• **TASK PROMPT**
Copy out all of the material exactly.

════════════════════

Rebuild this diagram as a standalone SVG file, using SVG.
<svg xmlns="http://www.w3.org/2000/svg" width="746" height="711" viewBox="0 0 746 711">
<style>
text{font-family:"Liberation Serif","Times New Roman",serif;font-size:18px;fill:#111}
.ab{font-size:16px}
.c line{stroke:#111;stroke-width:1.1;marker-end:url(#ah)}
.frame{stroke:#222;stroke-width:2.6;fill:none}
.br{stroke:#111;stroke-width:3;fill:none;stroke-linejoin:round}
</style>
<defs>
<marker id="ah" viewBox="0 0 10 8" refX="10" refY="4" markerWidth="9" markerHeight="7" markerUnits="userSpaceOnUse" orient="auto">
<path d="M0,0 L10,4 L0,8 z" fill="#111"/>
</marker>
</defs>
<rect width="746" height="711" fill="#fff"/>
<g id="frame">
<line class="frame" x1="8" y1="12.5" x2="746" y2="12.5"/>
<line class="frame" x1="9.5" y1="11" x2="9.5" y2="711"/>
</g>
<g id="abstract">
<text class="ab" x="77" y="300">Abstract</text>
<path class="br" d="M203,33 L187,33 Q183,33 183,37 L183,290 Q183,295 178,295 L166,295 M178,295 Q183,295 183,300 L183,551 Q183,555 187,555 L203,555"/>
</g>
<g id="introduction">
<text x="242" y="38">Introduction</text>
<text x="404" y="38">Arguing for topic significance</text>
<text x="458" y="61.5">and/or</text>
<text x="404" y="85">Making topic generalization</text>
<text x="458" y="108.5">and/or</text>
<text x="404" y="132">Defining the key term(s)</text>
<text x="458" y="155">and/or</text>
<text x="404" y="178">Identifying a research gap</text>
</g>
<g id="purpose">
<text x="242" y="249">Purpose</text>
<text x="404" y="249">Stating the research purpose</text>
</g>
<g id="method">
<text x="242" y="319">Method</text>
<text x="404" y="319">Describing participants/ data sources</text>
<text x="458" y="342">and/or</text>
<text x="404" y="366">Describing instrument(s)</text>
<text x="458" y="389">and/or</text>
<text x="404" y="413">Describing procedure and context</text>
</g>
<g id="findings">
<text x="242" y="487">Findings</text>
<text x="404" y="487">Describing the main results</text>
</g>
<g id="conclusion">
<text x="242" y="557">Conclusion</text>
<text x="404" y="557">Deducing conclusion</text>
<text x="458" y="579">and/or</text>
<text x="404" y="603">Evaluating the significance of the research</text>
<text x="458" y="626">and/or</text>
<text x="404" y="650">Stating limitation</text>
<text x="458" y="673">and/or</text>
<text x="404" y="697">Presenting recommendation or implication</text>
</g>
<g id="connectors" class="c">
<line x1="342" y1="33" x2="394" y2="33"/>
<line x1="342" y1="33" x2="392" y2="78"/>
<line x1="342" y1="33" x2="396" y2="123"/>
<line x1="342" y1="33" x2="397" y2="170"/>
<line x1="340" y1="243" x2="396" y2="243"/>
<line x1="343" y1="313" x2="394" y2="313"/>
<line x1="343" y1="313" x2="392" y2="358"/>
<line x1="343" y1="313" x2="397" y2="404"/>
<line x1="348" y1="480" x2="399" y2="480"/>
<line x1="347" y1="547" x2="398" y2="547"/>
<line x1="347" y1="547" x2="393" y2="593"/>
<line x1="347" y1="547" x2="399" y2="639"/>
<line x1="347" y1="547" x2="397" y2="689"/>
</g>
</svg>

════════════════════

• **SOLUTION TO THIS TASK**
Rebuild this diagram as a standalone SVG file, using SVG.
<svg xmlns="http://www.w3.org/2000/svg" width="746" height="711" viewBox="0 0 746 711">
<style>
text{font-family:"Liberation Serif","Times New Roman",serif;font-size:18px;fill:#111}
.ab{font-size:16px}
.c line{stroke:#111;stroke-width:1.1;marker-end:url(#ah)}
.frame{stroke:#222;stroke-width:2.6;fill:none}
.br{stroke:#111;stroke-width:3;fill:none;stroke-linejoin:round}
</style>
<defs>
<marker id="ah" viewBox="0 0 10 8" refX="10" refY="4" markerWidth="9" markerHeight="7" markerUnits="userSpaceOnUse" orient="auto">
<path d="M0,0 L10,4 L0,8 z" fill="#111"/>
</marker>
</defs>
<rect width="746" height="711" fill="#fff"/>
<g id="frame">
<line class="frame" x1="8" y1="12.5" x2="746" y2="12.5"/>
<line class="frame" x1="9.5" y1="11" x2="9.5" y2="711"/>
</g>
<g id="abstract">
<text class="ab" x="77" y="300">Abstract</text>
<path class="br" d="M203,33 L187,33 Q183,33 183,37 L183,290 Q183,295 178,295 L166,295 M178,295 Q183,295 183,300 L183,551 Q183,555 187,555 L203,555"/>
</g>
<g id="introduction">
<text x="242" y="38">Introduction</text>
<text x="404" y="38">Arguing for topic significance</text>
<text x="458" y="61.5">and/or</text>
<text x="404" y="85">Making topic generalization</text>
<text x="458" y="108.5">and/or</text>
<text x="404" y="132">Defining the key term(s)</text>
<text x="458" y="155">and/or</text>
<text x="404" y="178">Identifying a research gap</text>
</g>
<g id="purpose">
<text x="242" y="249">Purpose</text>
<text x="404" y="249">Stating the research purpose</text>
</g>
<g id="method">
<text x="242" y="319">Method</text>
<text x="404" y="319">Describing participants/ data sources</text>
<text x="458" y="342">and/or</text>
<text x="404" y="366">Describing instrument(s)</text>
<text x="458" y="389">and/or</text>
<text x="404" y="413">Describing procedure and context</text>
</g>
<g id="findings">
<text x="242" y="487">Findings</text>
<text x="404" y="487">Describing the main results</text>
</g>
<g id="conclusion">
<text x="242" y="557">Conclusion</text>
<text x="404" y="557">Deducing conclusion</text>
<text x="458" y="579">and/or</text>
<text x="404" y="603">Evaluating the significance of the research</text>
<text x="458" y="626">and/or</text>
<text x="404" y="650">Stating limitation</text>
<text x="458" y="673">and/or</text>
<text x="404" y="697">Presenting recommendation or implication</text>
</g>
<g id="connectors" class="c">
<line x1="342" y1="33" x2="394" y2="33"/>
<line x1="342" y1="33" x2="392" y2="78"/>
<line x1="342" y1="33" x2="396" y2="123"/>
<line x1="342" y1="33" x2="397" y2="170"/>
<line x1="340" y1="243" x2="396" y2="243"/>
<line x1="343" y1="313" x2="394" y2="313"/>
<line x1="343" y1="313" x2="392" y2="358"/>
<line x1="343" y1="313" x2="397" y2="404"/>
<line x1="348" y1="480" x2="399" y2="480"/>
<line x1="347" y1="547" x2="398" y2="547"/>
<line x1="347" y1="547" x2="393" y2="593"/>
<line x1="347" y1="547" x2="399" y2="639"/>
<line x1="347" y1="547" x2="397" y2="689"/>
</g>
</svg>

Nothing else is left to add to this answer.